Requirements:
Retype verbatim only the lines below, starting at the one that contains "Recreate this image" and ending at the one that contains "const seriesNames = ['FFS', 'Non-FFS'];". Pictures are excluded from the copy.

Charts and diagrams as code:
++++++++++
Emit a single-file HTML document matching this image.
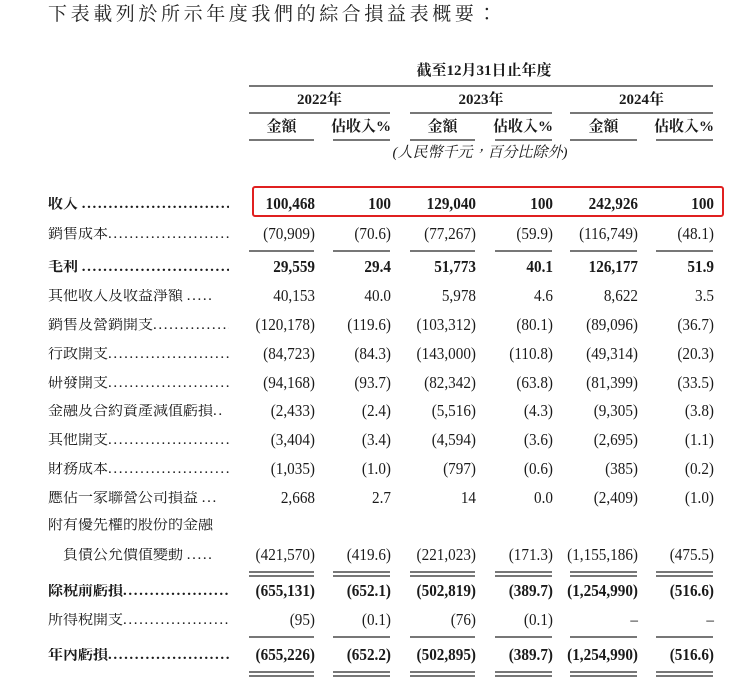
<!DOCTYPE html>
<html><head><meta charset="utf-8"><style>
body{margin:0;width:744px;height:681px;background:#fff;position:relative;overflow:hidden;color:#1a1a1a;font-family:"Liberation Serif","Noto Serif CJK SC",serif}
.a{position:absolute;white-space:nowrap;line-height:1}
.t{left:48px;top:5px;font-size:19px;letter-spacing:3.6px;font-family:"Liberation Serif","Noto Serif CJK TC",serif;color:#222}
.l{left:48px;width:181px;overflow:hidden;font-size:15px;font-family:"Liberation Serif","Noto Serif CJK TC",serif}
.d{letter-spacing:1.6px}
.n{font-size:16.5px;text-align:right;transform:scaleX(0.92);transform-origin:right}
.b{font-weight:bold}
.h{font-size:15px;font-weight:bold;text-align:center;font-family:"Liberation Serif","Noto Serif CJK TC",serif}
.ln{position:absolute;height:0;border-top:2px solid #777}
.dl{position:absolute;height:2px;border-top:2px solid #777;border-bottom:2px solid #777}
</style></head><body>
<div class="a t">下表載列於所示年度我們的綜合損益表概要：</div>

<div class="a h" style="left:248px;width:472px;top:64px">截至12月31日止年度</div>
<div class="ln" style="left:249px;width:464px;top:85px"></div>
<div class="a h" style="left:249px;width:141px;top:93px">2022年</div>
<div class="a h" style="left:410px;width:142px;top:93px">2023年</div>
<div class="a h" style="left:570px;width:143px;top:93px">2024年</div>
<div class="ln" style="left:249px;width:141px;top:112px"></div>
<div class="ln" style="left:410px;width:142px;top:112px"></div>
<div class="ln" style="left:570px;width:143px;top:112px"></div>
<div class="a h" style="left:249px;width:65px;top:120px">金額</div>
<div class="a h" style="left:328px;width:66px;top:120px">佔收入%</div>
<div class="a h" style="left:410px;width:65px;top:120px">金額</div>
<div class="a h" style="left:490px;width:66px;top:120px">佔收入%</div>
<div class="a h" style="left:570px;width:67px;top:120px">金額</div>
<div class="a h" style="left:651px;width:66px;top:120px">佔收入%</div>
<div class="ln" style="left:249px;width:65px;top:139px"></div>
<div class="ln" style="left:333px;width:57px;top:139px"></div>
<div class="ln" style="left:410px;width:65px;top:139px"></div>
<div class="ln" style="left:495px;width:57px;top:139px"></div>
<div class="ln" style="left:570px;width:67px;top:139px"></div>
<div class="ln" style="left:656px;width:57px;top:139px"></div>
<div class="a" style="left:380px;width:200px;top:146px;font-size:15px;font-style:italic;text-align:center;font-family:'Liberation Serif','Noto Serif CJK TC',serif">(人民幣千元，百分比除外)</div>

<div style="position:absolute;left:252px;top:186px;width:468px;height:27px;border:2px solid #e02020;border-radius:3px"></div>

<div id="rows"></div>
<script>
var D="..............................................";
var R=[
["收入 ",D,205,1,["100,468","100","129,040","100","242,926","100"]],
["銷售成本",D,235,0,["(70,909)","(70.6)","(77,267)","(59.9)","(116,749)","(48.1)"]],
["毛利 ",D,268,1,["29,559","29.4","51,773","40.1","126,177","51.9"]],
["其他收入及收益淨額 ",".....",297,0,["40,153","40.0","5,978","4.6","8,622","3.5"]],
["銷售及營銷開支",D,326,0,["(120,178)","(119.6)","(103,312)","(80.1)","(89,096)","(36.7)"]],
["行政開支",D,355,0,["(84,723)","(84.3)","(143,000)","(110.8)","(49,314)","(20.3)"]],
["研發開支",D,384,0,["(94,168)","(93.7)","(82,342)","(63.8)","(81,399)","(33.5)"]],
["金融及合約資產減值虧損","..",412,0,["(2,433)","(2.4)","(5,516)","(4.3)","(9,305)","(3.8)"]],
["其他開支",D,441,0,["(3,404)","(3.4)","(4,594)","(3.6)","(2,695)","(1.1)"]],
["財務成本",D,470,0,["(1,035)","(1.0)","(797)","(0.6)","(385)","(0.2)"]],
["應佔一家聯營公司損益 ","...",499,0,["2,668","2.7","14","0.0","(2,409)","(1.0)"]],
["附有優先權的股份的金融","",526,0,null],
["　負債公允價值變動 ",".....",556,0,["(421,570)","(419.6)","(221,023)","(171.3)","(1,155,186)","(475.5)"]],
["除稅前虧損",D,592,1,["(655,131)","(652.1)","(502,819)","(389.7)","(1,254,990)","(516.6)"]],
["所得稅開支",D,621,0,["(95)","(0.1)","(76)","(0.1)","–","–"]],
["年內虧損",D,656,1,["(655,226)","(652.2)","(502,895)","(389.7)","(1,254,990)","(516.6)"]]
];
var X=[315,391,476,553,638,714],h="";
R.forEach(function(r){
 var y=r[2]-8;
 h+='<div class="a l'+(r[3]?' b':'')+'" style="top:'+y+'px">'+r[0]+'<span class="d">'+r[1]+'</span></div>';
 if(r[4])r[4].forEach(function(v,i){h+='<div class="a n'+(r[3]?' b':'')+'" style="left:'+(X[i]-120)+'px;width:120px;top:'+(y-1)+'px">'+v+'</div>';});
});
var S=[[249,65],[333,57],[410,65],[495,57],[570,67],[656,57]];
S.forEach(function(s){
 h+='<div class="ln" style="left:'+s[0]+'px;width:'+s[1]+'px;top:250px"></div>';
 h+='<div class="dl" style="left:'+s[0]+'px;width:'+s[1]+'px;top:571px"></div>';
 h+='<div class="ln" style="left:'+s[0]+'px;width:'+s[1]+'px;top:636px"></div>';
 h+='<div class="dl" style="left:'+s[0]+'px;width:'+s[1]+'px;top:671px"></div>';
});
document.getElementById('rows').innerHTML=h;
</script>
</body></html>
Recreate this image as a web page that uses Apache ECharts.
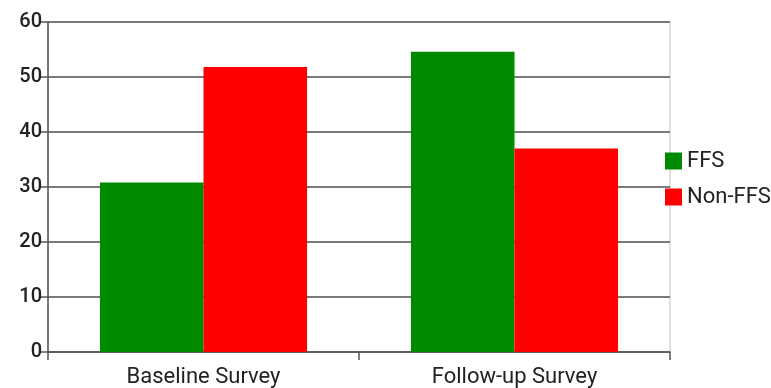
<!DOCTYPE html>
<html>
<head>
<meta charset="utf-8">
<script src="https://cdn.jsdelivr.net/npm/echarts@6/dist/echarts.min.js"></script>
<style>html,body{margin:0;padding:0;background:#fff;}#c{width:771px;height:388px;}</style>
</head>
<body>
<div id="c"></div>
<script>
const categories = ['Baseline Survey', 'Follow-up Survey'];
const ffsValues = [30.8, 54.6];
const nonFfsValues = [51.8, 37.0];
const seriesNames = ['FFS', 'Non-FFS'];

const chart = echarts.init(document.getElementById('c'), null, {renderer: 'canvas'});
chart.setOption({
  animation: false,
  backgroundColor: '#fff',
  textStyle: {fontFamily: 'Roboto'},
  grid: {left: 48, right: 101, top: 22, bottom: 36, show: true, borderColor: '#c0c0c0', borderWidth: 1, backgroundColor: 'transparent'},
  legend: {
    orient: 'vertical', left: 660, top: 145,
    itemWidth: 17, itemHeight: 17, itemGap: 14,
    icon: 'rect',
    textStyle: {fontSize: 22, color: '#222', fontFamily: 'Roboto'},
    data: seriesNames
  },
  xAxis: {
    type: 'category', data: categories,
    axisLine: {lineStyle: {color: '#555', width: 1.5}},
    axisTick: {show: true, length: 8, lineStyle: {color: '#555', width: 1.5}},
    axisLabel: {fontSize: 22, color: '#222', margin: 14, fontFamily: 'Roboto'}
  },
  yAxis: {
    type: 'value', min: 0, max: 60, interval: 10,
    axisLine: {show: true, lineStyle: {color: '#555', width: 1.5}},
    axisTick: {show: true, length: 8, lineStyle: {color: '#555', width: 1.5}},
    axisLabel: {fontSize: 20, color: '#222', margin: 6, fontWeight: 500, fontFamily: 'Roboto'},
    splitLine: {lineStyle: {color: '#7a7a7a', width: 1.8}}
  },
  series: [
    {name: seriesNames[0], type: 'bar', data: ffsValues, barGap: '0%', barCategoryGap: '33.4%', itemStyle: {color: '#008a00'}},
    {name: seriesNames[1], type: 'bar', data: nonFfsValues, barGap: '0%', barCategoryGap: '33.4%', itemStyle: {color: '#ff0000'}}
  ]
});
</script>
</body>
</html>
++++++++++
Written response:
Recreate this image as a web page that uses Apache ECharts.
<!DOCTYPE html>
<html>
<head>
<meta charset="utf-8">
<script src="https://cdn.jsdelivr.net/npm/echarts@6/dist/echarts.min.js"></script>
<style>html,body{margin:0;padding:0;background:#fff;}#c{width:771px;height:388px;}</style>
</head>
<body>
<div id="c"></div>
<script>
const categories = ['Baseline Survey', 'Follow-up Survey'];
const ffsValues = [30.8, 54.6];
const nonFfsValues = [51.8, 37.0];
const seriesNames = ['FFS', 'Non-FFS'];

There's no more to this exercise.